* Start DATA SECTION *

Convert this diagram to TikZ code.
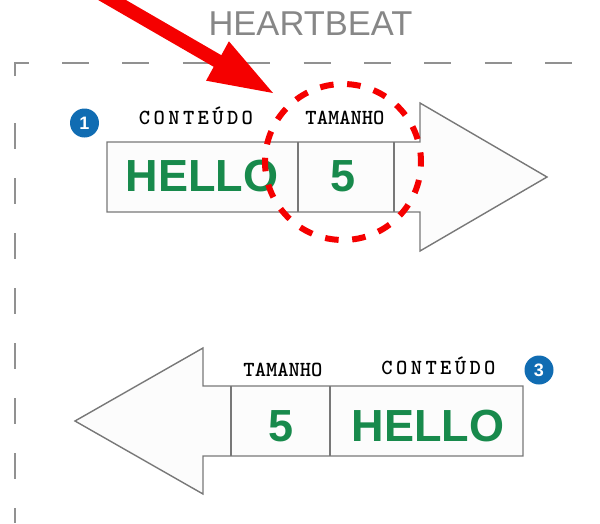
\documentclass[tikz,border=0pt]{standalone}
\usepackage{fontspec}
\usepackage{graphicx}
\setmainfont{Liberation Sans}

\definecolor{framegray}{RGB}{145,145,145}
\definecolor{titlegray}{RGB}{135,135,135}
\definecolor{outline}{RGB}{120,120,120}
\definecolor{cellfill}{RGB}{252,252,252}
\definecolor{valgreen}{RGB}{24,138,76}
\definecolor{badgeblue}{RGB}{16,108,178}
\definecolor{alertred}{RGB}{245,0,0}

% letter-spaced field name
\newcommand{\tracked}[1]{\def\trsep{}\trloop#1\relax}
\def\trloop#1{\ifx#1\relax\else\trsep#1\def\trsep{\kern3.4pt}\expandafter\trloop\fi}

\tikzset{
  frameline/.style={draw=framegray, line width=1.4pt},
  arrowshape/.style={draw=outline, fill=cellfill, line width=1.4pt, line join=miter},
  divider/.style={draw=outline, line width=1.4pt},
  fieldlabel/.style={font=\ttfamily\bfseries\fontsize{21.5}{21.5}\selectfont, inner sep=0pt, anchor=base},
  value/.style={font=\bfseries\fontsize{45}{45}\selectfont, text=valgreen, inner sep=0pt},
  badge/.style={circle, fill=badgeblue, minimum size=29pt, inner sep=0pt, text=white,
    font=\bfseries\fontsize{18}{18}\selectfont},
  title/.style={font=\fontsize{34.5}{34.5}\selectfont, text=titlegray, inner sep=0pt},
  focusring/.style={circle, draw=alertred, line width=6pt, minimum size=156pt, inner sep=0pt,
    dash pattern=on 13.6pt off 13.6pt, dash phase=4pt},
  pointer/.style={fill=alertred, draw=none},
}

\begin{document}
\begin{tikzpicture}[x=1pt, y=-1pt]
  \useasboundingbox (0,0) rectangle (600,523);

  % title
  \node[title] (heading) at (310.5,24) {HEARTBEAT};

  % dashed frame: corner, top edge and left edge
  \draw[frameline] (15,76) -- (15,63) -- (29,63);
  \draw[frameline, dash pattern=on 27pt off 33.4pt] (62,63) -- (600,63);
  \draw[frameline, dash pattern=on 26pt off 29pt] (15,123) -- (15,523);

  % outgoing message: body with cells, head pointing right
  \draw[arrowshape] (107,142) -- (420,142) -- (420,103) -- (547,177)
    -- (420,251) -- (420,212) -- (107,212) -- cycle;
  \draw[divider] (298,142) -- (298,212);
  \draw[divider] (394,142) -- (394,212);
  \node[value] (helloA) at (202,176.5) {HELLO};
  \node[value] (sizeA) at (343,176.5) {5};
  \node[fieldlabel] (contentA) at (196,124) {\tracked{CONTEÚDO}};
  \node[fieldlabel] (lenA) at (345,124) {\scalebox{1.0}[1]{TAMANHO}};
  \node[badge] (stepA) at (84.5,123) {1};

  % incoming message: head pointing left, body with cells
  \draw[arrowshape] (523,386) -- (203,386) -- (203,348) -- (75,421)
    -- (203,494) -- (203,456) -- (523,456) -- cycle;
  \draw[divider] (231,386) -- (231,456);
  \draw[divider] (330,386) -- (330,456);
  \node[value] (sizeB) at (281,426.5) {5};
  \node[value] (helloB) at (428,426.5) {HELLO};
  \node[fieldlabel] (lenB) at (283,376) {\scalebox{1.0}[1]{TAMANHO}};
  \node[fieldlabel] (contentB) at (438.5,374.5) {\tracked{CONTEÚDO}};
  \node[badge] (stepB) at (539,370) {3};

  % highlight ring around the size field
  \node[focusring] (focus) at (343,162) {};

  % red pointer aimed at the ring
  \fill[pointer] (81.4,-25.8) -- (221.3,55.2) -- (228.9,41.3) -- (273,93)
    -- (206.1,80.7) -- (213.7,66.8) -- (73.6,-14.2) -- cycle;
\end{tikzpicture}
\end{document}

* End DATA SECTION *

--- REQUIRED WORK ---
Return the whole listing, word for word, and leave out every picture.

--- TASK OUTPUT ---
Convert this diagram to TikZ code.
\documentclass[tikz,border=0pt]{standalone}
\usepackage{fontspec}
\usepackage{graphicx}
\setmainfont{Liberation Sans}

\definecolor{framegray}{RGB}{145,145,145}
\definecolor{titlegray}{RGB}{135,135,135}
\definecolor{outline}{RGB}{120,120,120}
\definecolor{cellfill}{RGB}{252,252,252}
\definecolor{valgreen}{RGB}{24,138,76}
\definecolor{badgeblue}{RGB}{16,108,178}
\definecolor{alertred}{RGB}{245,0,0}

% letter-spaced field name
\newcommand{\tracked}[1]{\def\trsep{}\trloop#1\relax}
\def\trloop#1{\ifx#1\relax\else\trsep#1\def\trsep{\kern3.4pt}\expandafter\trloop\fi}

\tikzset{
  frameline/.style={draw=framegray, line width=1.4pt},
  arrowshape/.style={draw=outline, fill=cellfill, line width=1.4pt, line join=miter},
  divider/.style={draw=outline, line width=1.4pt},
  fieldlabel/.style={font=\ttfamily\bfseries\fontsize{21.5}{21.5}\selectfont, inner sep=0pt, anchor=base},
  value/.style={font=\bfseries\fontsize{45}{45}\selectfont, text=valgreen, inner sep=0pt},
  badge/.style={circle, fill=badgeblue, minimum size=29pt, inner sep=0pt, text=white,
    font=\bfseries\fontsize{18}{18}\selectfont},
  title/.style={font=\fontsize{34.5}{34.5}\selectfont, text=titlegray, inner sep=0pt},
  focusring/.style={circle, draw=alertred, line width=6pt, minimum size=156pt, inner sep=0pt,
    dash pattern=on 13.6pt off 13.6pt, dash phase=4pt},
  pointer/.style={fill=alertred, draw=none},
}

\begin{document}
\begin{tikzpicture}[x=1pt, y=-1pt]
  \useasboundingbox (0,0) rectangle (600,523);

  % title
  \node[title] (heading) at (310.5,24) {HEARTBEAT};

  % dashed frame: corner, top edge and left edge
  \draw[frameline] (15,76) -- (15,63) -- (29,63);
  \draw[frameline, dash pattern=on 27pt off 33.4pt] (62,63) -- (600,63);
  \draw[frameline, dash pattern=on 26pt off 29pt] (15,123) -- (15,523);

  % outgoing message: body with cells, head pointing right
  \draw[arrowshape] (107,142) -- (420,142) -- (420,103) -- (547,177)
    -- (420,251) -- (420,212) -- (107,212) -- cycle;
  \draw[divider] (298,142) -- (298,212);
  \draw[divider] (394,142) -- (394,212);
  \node[value] (helloA) at (202,176.5) {HELLO};
  \node[value] (sizeA) at (343,176.5) {5};
  \node[fieldlabel] (contentA) at (196,124) {\tracked{CONTEÚDO}};
  \node[fieldlabel] (lenA) at (345,124) {\scalebox{1.0}[1]{TAMANHO}};
  \node[badge] (stepA) at (84.5,123) {1};

  % incoming message: head pointing left, body with cells
  \draw[arrowshape] (523,386) -- (203,386) -- (203,348) -- (75,421)
    -- (203,494) -- (203,456) -- (523,456) -- cycle;
  \draw[divider] (231,386) -- (231,456);
  \draw[divider] (330,386) -- (330,456);
  \node[value] (sizeB) at (281,426.5) {5};
  \node[value] (helloB) at (428,426.5) {HELLO};
  \node[fieldlabel] (lenB) at (283,376) {\scalebox{1.0}[1]{TAMANHO}};
  \node[fieldlabel] (contentB) at (438.5,374.5) {\tracked{CONTEÚDO}};
  \node[badge] (stepB) at (539,370) {3};

  % highlight ring around the size field
  \node[focusring] (focus) at (343,162) {};

  % red pointer aimed at the ring
  \fill[pointer] (81.4,-25.8) -- (221.3,55.2) -- (228.9,41.3) -- (273,93)
    -- (206.1,80.7) -- (213.7,66.8) -- (73.6,-14.2) -- cycle;
\end{tikzpicture}
\end{document}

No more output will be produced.